* [INSTRUCTIONS FOR THE TASK]: Quote all lines below exactly. Images stay out.

* [PROVIDED MATERIAL]:
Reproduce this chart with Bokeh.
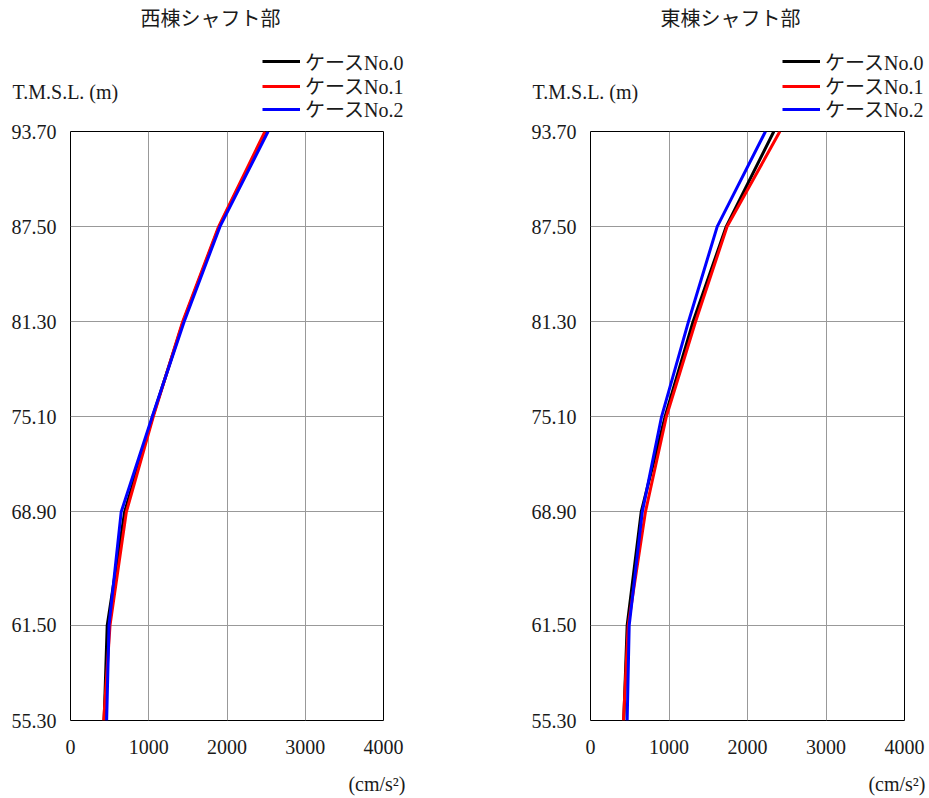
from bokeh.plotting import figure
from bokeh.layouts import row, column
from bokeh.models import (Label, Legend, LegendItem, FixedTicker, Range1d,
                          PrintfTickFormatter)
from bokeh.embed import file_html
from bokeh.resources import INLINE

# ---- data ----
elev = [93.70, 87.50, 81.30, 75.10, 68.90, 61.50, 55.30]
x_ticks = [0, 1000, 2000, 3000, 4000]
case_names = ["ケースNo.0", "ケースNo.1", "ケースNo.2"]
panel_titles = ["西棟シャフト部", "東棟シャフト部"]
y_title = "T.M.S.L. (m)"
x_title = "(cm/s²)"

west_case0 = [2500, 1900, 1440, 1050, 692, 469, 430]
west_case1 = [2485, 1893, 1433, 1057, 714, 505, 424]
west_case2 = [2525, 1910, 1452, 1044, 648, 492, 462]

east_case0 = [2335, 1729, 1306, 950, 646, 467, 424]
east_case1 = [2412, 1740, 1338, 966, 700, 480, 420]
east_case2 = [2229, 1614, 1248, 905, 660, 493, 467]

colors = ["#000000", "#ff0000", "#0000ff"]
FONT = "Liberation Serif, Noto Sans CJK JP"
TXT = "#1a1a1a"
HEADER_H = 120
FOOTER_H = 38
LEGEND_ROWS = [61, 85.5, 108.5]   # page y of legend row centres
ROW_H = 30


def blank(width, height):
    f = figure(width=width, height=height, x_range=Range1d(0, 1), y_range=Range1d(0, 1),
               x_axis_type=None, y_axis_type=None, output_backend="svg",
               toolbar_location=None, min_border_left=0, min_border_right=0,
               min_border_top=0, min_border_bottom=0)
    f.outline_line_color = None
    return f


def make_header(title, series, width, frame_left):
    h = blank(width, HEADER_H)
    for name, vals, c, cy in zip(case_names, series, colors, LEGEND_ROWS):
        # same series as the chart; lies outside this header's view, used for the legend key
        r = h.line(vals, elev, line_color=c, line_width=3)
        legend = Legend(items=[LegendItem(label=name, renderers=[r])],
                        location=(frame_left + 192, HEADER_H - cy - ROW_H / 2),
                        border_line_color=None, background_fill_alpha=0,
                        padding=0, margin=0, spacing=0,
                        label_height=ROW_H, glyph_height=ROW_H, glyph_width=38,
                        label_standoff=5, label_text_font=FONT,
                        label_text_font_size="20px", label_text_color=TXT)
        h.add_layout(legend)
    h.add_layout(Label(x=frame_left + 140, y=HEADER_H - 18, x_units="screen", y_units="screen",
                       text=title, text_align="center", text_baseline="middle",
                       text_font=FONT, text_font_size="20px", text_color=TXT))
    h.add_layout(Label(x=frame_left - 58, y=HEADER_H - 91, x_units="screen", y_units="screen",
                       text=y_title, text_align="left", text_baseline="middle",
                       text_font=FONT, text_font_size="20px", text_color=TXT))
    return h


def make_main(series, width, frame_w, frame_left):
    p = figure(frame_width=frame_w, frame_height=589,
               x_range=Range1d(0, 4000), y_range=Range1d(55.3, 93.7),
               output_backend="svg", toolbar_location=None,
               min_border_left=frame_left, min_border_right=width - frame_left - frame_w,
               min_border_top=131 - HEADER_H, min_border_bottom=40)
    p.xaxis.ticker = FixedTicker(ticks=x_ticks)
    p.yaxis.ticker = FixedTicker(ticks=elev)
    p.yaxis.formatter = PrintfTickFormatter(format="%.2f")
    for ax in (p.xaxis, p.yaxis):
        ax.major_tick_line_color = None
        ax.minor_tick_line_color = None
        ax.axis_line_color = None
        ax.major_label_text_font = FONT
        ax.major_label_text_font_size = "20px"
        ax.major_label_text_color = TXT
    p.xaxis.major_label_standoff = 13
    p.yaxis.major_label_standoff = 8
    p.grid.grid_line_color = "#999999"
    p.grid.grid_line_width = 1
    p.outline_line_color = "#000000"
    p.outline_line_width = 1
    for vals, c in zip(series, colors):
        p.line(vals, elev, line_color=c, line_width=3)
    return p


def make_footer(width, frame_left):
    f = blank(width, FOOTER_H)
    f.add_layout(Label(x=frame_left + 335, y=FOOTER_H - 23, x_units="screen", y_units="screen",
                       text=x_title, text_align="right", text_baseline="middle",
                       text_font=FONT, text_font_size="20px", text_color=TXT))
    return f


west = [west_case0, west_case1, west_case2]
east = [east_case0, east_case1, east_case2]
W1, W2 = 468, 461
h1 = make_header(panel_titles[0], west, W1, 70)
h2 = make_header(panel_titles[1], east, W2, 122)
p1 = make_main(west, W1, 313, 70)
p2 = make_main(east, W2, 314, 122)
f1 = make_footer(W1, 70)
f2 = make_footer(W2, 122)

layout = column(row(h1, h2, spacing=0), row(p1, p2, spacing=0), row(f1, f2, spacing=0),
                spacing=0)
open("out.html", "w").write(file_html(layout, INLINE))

* [RIGHT ANSWER]:
Reproduce this chart with Bokeh.
from bokeh.plotting import figure
from bokeh.layouts import row, column
from bokeh.models import (Label, Legend, LegendItem, FixedTicker, Range1d,
                          PrintfTickFormatter)
from bokeh.embed import file_html
from bokeh.resources import INLINE

# ---- data ----
elev = [93.70, 87.50, 81.30, 75.10, 68.90, 61.50, 55.30]
x_ticks = [0, 1000, 2000, 3000, 4000]
case_names = ["ケースNo.0", "ケースNo.1", "ケースNo.2"]
panel_titles = ["西棟シャフト部", "東棟シャフト部"]
y_title = "T.M.S.L. (m)"
x_title = "(cm/s²)"

west_case0 = [2500, 1900, 1440, 1050, 692, 469, 430]
west_case1 = [2485, 1893, 1433, 1057, 714, 505, 424]
west_case2 = [2525, 1910, 1452, 1044, 648, 492, 462]

east_case0 = [2335, 1729, 1306, 950, 646, 467, 424]
east_case1 = [2412, 1740, 1338, 966, 700, 480, 420]
east_case2 = [2229, 1614, 1248, 905, 660, 493, 467]

colors = ["#000000", "#ff0000", "#0000ff"]
FONT = "Liberation Serif, Noto Sans CJK JP"
TXT = "#1a1a1a"
HEADER_H = 120
FOOTER_H = 38
LEGEND_ROWS = [61, 85.5, 108.5]   # page y of legend row centres
ROW_H = 30


def blank(width, height):
    f = figure(width=width, height=height, x_range=Range1d(0, 1), y_range=Range1d(0, 1),
               x_axis_type=None, y_axis_type=None, output_backend="svg",
               toolbar_location=None, min_border_left=0, min_border_right=0,
               min_border_top=0, min_border_bottom=0)
    f.outline_line_color = None
    return f


def make_header(title, series, width, frame_left):
    h = blank(width, HEADER_H)
    for name, vals, c, cy in zip(case_names, series, colors, LEGEND_ROWS):
        # same series as the chart; lies outside this header's view, used for the legend key
        r = h.line(vals, elev, line_color=c, line_width=3)
        legend = Legend(items=[LegendItem(label=name, renderers=[r])],
                        location=(frame_left + 192, HEADER_H - cy - ROW_H / 2),
                        border_line_color=None, background_fill_alpha=0,
                        padding=0, margin=0, spacing=0,
                        label_height=ROW_H, glyph_height=ROW_H, glyph_width=38,
                        label_standoff=5, label_text_font=FONT,
                        label_text_font_size="20px", label_text_color=TXT)
        h.add_layout(legend)
    h.add_layout(Label(x=frame_left + 140, y=HEADER_H - 18, x_units="screen", y_units="screen",
                       text=title, text_align="center", text_baseline="middle",
                       text_font=FONT, text_font_size="20px", text_color=TXT))
    h.add_layout(Label(x=frame_left - 58, y=HEADER_H - 91, x_units="screen", y_units="screen",
                       text=y_title, text_align="left", text_baseline="middle",
                       text_font=FONT, text_font_size="20px", text_color=TXT))
    return h


def make_main(series, width, frame_w, frame_left):
    p = figure(frame_width=frame_w, frame_height=589,
               x_range=Range1d(0, 4000), y_range=Range1d(55.3, 93.7),
               output_backend="svg", toolbar_location=None,
               min_border_left=frame_left, min_border_right=width - frame_left - frame_w,
               min_border_top=131 - HEADER_H, min_border_bottom=40)
    p.xaxis.ticker = FixedTicker(ticks=x_ticks)
    p.yaxis.ticker = FixedTicker(ticks=elev)
    p.yaxis.formatter = PrintfTickFormatter(format="%.2f")
    for ax in (p.xaxis, p.yaxis):
        ax.major_tick_line_color = None
        ax.minor_tick_line_color = None
        ax.axis_line_color = None
        ax.major_label_text_font = FONT
        ax.major_label_text_font_size = "20px"
        ax.major_label_text_color = TXT
    p.xaxis.major_label_standoff = 13
    p.yaxis.major_label_standoff = 8
    p.grid.grid_line_color = "#999999"
    p.grid.grid_line_width = 1
    p.outline_line_color = "#000000"
    p.outline_line_width = 1
    for vals, c in zip(series, colors):
        p.line(vals, elev, line_color=c, line_width=3)
    return p


def make_footer(width, frame_left):
    f = blank(width, FOOTER_H)
    f.add_layout(Label(x=frame_left + 335, y=FOOTER_H - 23, x_units="screen", y_units="screen",
                       text=x_title, text_align="right", text_baseline="middle",
                       text_font=FONT, text_font_size="20px", text_color=TXT))
    return f


west = [west_case0, west_case1, west_case2]
east = [east_case0, east_case1, east_case2]
W1, W2 = 468, 461
h1 = make_header(panel_titles[0], west, W1, 70)
h2 = make_header(panel_titles[1], east, W2, 122)
p1 = make_main(west, W1, 313, 70)
p2 = make_main(east, W2, 314, 122)
f1 = make_footer(W1, 70)
f2 = make_footer(W2, 122)

layout = column(row(h1, h2, spacing=0), row(p1, p2, spacing=0), row(f1, f2, spacing=0),
                spacing=0)
open("out.html", "w").write(file_html(layout, INLINE))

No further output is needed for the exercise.